What the exercise asks: Reproduce the records below in full and exactly, without their images.

Data to use:
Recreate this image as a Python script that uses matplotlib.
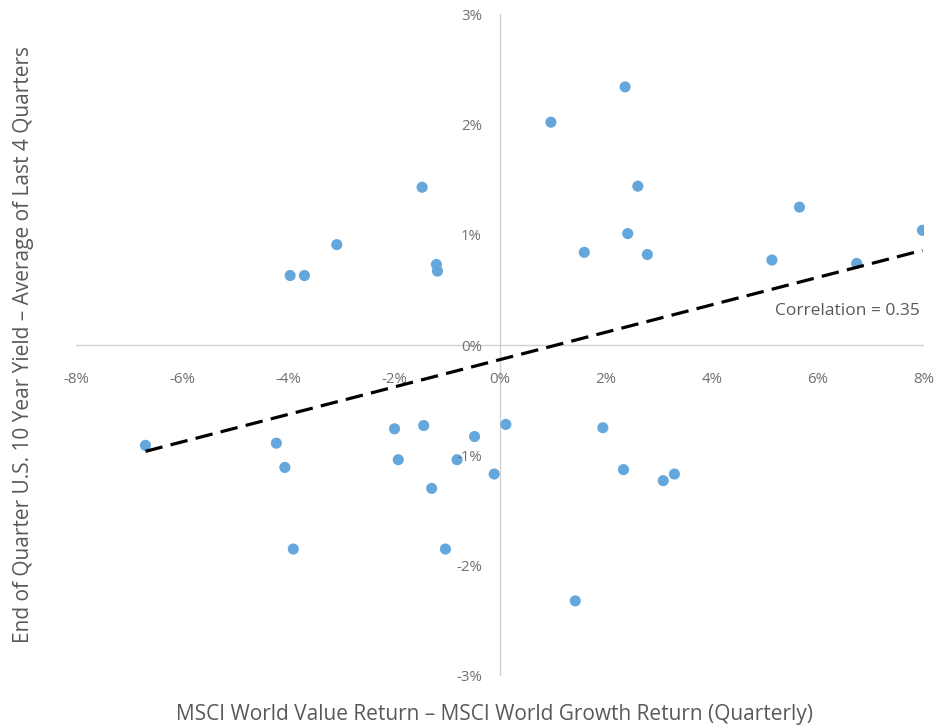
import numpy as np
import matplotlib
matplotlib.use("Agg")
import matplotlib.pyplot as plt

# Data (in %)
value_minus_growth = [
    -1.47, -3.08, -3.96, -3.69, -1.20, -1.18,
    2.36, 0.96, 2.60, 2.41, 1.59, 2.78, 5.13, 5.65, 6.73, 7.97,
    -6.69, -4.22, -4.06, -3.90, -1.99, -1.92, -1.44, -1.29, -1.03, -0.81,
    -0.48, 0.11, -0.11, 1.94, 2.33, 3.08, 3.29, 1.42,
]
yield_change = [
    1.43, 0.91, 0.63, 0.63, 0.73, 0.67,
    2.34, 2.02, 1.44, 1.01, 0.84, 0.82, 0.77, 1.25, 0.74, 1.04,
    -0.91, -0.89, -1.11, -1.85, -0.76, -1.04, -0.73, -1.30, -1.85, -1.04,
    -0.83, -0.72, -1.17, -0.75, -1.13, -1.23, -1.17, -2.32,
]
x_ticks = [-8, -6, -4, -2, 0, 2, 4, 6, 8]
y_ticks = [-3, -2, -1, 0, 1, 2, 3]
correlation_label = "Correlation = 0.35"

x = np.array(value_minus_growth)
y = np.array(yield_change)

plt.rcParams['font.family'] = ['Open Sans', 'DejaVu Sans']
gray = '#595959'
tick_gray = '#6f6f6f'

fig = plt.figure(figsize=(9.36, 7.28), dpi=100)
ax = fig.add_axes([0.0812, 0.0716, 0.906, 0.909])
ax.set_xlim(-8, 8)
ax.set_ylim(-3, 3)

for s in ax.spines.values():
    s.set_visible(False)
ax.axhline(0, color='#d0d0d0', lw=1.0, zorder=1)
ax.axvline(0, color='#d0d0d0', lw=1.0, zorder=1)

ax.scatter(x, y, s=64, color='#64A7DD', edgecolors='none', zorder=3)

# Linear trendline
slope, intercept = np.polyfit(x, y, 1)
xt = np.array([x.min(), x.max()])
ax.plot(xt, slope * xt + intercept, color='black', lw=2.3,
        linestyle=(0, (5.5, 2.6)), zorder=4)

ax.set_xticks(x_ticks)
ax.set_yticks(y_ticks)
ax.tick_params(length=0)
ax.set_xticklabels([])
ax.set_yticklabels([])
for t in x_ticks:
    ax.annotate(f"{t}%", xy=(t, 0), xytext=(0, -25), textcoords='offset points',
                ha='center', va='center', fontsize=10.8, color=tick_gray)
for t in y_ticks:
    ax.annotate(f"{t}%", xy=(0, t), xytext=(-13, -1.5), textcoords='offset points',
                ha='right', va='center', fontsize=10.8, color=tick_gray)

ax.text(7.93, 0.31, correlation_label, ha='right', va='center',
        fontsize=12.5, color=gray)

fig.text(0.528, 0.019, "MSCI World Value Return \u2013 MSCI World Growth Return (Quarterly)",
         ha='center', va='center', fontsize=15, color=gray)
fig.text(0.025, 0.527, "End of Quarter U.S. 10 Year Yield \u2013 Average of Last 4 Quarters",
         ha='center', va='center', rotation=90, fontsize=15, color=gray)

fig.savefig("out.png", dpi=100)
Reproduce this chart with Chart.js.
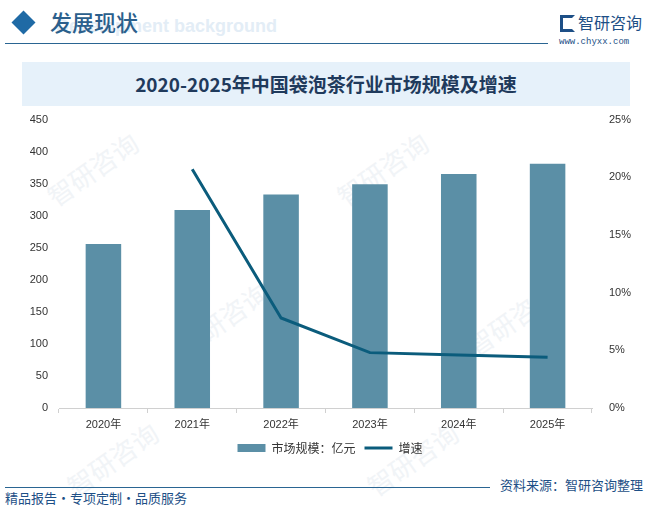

Answer to this exercise:
Recreate this image as a Python script that uses matplotlib.
import numpy as np
import matplotlib
matplotlib.use("Agg")
import matplotlib.pyplot as plt

# Data (in %)
value_minus_growth = [
    -1.47, -3.08, -3.96, -3.69, -1.20, -1.18,
    2.36, 0.96, 2.60, 2.41, 1.59, 2.78, 5.13, 5.65, 6.73, 7.97,
    -6.69, -4.22, -4.06, -3.90, -1.99, -1.92, -1.44, -1.29, -1.03, -0.81,
    -0.48, 0.11, -0.11, 1.94, 2.33, 3.08, 3.29, 1.42,
]
yield_change = [
    1.43, 0.91, 0.63, 0.63, 0.73, 0.67,
    2.34, 2.02, 1.44, 1.01, 0.84, 0.82, 0.77, 1.25, 0.74, 1.04,
    -0.91, -0.89, -1.11, -1.85, -0.76, -1.04, -0.73, -1.30, -1.85, -1.04,
    -0.83, -0.72, -1.17, -0.75, -1.13, -1.23, -1.17, -2.32,
]
x_ticks = [-8, -6, -4, -2, 0, 2, 4, 6, 8]
y_ticks = [-3, -2, -1, 0, 1, 2, 3]
correlation_label = "Correlation = 0.35"

x = np.array(value_minus_growth)
y = np.array(yield_change)

plt.rcParams['font.family'] = ['Open Sans', 'DejaVu Sans']
gray = '#595959'
tick_gray = '#6f6f6f'

fig = plt.figure(figsize=(9.36, 7.28), dpi=100)
ax = fig.add_axes([0.0812, 0.0716, 0.906, 0.909])
ax.set_xlim(-8, 8)
ax.set_ylim(-3, 3)

for s in ax.spines.values():
    s.set_visible(False)
ax.axhline(0, color='#d0d0d0', lw=1.0, zorder=1)
ax.axvline(0, color='#d0d0d0', lw=1.0, zorder=1)

ax.scatter(x, y, s=64, color='#64A7DD', edgecolors='none', zorder=3)

# Linear trendline
slope, intercept = np.polyfit(x, y, 1)
xt = np.array([x.min(), x.max()])
ax.plot(xt, slope * xt + intercept, color='black', lw=2.3,
        linestyle=(0, (5.5, 2.6)), zorder=4)

ax.set_xticks(x_ticks)
ax.set_yticks(y_ticks)
ax.tick_params(length=0)
ax.set_xticklabels([])
ax.set_yticklabels([])
for t in x_ticks:
    ax.annotate(f"{t}%", xy=(t, 0), xytext=(0, -25), textcoords='offset points',
                ha='center', va='center', fontsize=10.8, color=tick_gray)
for t in y_ticks:
    ax.annotate(f"{t}%", xy=(0, t), xytext=(-13, -1.5), textcoords='offset points',
                ha='right', va='center', fontsize=10.8, color=tick_gray)

ax.text(7.93, 0.31, correlation_label, ha='right', va='center',
        fontsize=12.5, color=gray)

fig.text(0.528, 0.019, "MSCI World Value Return \u2013 MSCI World Growth Return (Quarterly)",
         ha='center', va='center', fontsize=15, color=gray)
fig.text(0.025, 0.527, "End of Quarter U.S. 10 Year Yield \u2013 Average of Last 4 Quarters",
         ha='center', va='center', rotation=90, fontsize=15, color=gray)

fig.savefig("out.png", dpi=100)
Reproduce this chart with Chart.js.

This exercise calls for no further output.